Surf Fishing Overview

Surf fishing is the type of angling that enables adherents to fish from shorelines. This type of vessel-less fishing is convenient for many. However, success in this endeavor requires participants to follow several important suggestions such as:

Use Sand Spikes

Sand spikes are devices surf fishers entrench in sand to hold poles in place. You will conclude quickly that using a sand spike is much preferred to holding your pole especially when fishing multiple lines. When obtaining these products, one should be sure they are purchasing durable items capable of remaining firm in the sand. Should a pole fall into the salt water/sand it can be damaging for your equipment. 

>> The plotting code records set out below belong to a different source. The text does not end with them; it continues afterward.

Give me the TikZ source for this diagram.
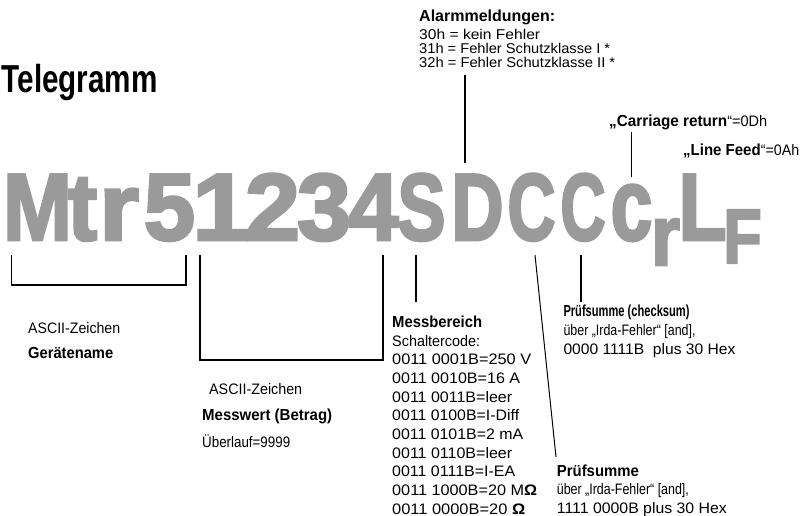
\documentclass[tikz,border=0pt]{standalone}
\usepackage{fontspec}
\setmainfont{Liberation Sans}
\newfontfamily\bigfnt{Liberation Sans Bold}[FakeBold=3]
\definecolor{biggray}{RGB}{154,154,154}
\newcommand\fw[2]{\hbox{\resizebox{#1pt}{\height}{#2}}}
\newcommand\bx[1]{{\bfseries\fontsize{16}{17}\selectfont #1}}
\begin{document}
\begin{tikzpicture}[x=1pt,y=-1pt,
  txt/.style={inner sep=0, anchor=base west, font=\fontsize{15.2}{17}\selectfont},
  big/.style={inner sep=0, anchor=base, font=\bigfnt\fontsize{95}{95}\selectfont, text=biggray},
  thk/.style={line width=1.8pt},
  thn/.style={line width=1pt}]
\useasboundingbox (0,0) rectangle (805,516);

% title
\node[txt, font=\bfseries\fontsize{39}{40}\selectfont] (title) at (1.5,93) {\resizebox{156pt}{\height}{Telegramm}};

% big telegram letters
\node[big] (lM) at (37.5,240) {\scalebox{0.87}[1]{M}};
\node[big] (lt) at (82.5,240) {\scalebox{0.93}[1]{t}};
\node[big] (lr) at (119,240) {\scalebox{1.07}[1]{r}};
\node[big] (l5) at (169.5,240) {\scalebox{0.97}[1]{5}};
\node[big] (l1) at (221,240) {\scalebox{1.08}[1]{1}};
\node[big] (l2) at (272.5,240) {\scalebox{1.04}[1]{2}};
\node[big] (l3) at (324,240) {\scalebox{1.02}[1]{3}};
\node[big] (l4) at (373.5,240) {\scalebox{0.95}[1]{4}};
\node[big] (lS) at (421.5,240) {\scalebox{0.76}[1]{S}};
\node[big] (lD) at (477.5,240) {\scalebox{0.76}[1]{D}};
\node[big] (lC1) at (531.5,240) {\scalebox{0.70}[1]{C}};
\node[big] (lC2) at (583,240) {\scalebox{0.66}[1]{C}};
\node[big] (lc) at (631.5,240) {\scalebox{0.79}[1.08]{c}};
\node[big] (lrs) at (665.5,265) {\scalebox{0.78}[0.9]{r}};
\node[big] (lL) at (702.5,240) {\scalebox{0.83}[1]{L}};
\node[big] (lF) at (742.5,263) {\scalebox{0.66}[0.81]{F}};

% top labels
\node[txt, font=\fontsize{14.2}{16}\selectfont] (alarm) at (419,22) {\vtop{\baselineskip=13.6pt\lineskiplimit=-50pt
  \fw{136}{\bx{Alarmmeldungen:}}\vskip4.4pt
  \fw{121}{30h = kein Fehler}
  \fw{191}{31h = Fehler Schutzklasse I *}
  \fw{196}{32h = Fehler Schutzklasse II *}}};
\node[txt] (cr) at (609,127) {\fw{158}{\bx{„Carriage return}“=0Dh}};
\node[txt] (lf) at (683,155) {\fw{116}{\bx{„Line Feed}“=0Ah}};

% bottom labels
\node[txt] (geraet) at (28,333.3) {\vtop{\baselineskip=25pt\lineskiplimit=-50pt
  \fw{92}{ASCII-Zeichen}
  \fw{85}{\bx{Gerätename}}}};
\node[txt] (ascii2) at (209,394) {\fw{93}{ASCII-Zeichen}};
\node[txt] (messwert) at (202,420) {\vtop{\baselineskip=27pt\lineskiplimit=-50pt
  \fw{130}{\bx{Messwert (Betrag)}}
  \fw{88}{Überlauf=9999}}};
\node[txt] (messb) at (392,327.3) {\vtop{\baselineskip=18.7pt\lineskiplimit=-50pt
  \fw{90}{\bx{Messbereich}}
  \fw{88}{Schaltercode:}
  \fw{139}{0011 0001B=250 V}
  \fw{128}{0011 0010B=16 A}
  \fw{120}{0011 0011B=leer}
  \fw{127}{0011 0100B=I-Diff}
  \fw{131}{0011 0101B=2 mA}
  \fw{120}{0011 0110B=leer}
  \fw{123}{0011 0111B=I-EA}
  \fw{145}{0011 1000B=20 M\textbf{Ω}}
  \fw{133}{0011 0000B=20 \textbf{Ω}}}};
\node[txt] (chk) at (563.3,316.7) {\vtop{\baselineskip=18.8pt\lineskiplimit=-50pt
  \fw{126}{\bx{Prüfsumme (checksum)}}
  \fw{132}{über „Irda-Fehler“ [and],}
  \fw{172}{0000 1111B\ \ plus 30 Hex}}};
\node[txt] (pruef) at (556.7,476) {\vtop{\baselineskip=18.6pt\lineskiplimit=-50pt
  \fw{82}{\bx{Prüfsumme}}
  \fw{132}{über „Irda-Fehler“ [and],}
  \fw{170}{1111 0000B plus 30 Hex}}};

% connector coordinates
\coordinate (a1) at (465,75);   \coordinate (a2) at (465,163);
\coordinate (c1) at (631,132);  \coordinate (c2) at (631,177);
\coordinate (b1a) at (11.5,255); \coordinate (b1b) at (11.5,285);
\coordinate (b1c) at (186,285);  \coordinate (b1d) at (186,255);
\coordinate (b2a) at (200,255); \coordinate (b2b) at (200,360);
\coordinate (b2c) at (383,360);  \coordinate (b2d) at (383,255);
\coordinate (m1) at (416,255);  \coordinate (m2) at (416,302);
\coordinate (s1) at (535,255);  \coordinate (s2) at (556,457);
\coordinate (k1) at (581,255);  \coordinate (k2) at (581,302);

\draw[thk] (a1) -- (a2);
\draw[thn] (c1) -- (c2);
\draw[thk] (b1a) -- (b1b) -- (b1c) -- (b1d);
\draw[thk] (b2a) -- (b2b) -- (b2c) -- (b2d);
\draw[thk] (m1) -- (m2);
\draw[thn] (s1) -- (s2);
\draw[thk] (k1) -- (k2);
\end{tikzpicture}
\end{document}
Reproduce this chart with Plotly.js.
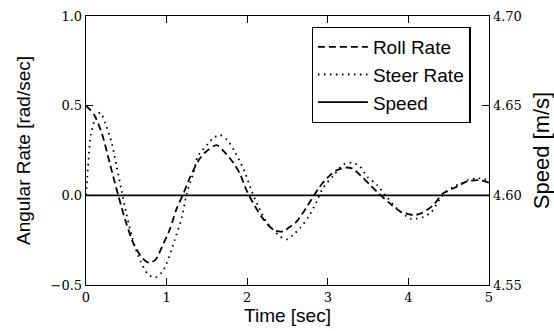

Use “Bait Finder” Reels or Set Your Drag Appropriately 

Nothing will ruin your fishing faster than watching your entire pole get pulled into the water by a large fish before you can grab it. To avoid this problem, experienced anglers use “bait finder” reels which have a preset lighter drag setting or manually turn their drag down while the pole is resting in the sand spike. This will give the fish the ability to take line without taking your pole with it! 

Using Two Rods 

Because surf fishing is performed at the shores of large bodies of water like rivers and oceans, there are typically numerous types of fish a participant can catch. That said, experienced surf anglers often utilize two rods. Whether just doubling your chances of a bite, or fishing with multiple types of bait at the same time, the use of multiple lines will dramatically increase your chances of success. Experienced anglers will often fish with 3 or even 4 lines at a time. 

Do Not Overcast 

Experienced surf fishing enthusiasts caution novices to avoid overcasting. Many types of fish feed towards the shore where waves initially crash. Ergo, casting one’s line far is often unnecessary and might yield unfruitful results. Many people actually cast past where the fish are. Look for the first drop offs right in the surf (just ahead of where the waves crash). 

Placing Small Floats On Hooks 

Fishing along a seashore could yield creatures other than fish, most notably crabs. These life forms can precipitate frustrating line tie ups that often take significant time and effort to remediate. Seasoned surf fishers place floaters on the hooks as these items typically prevent crabs from accessing bait.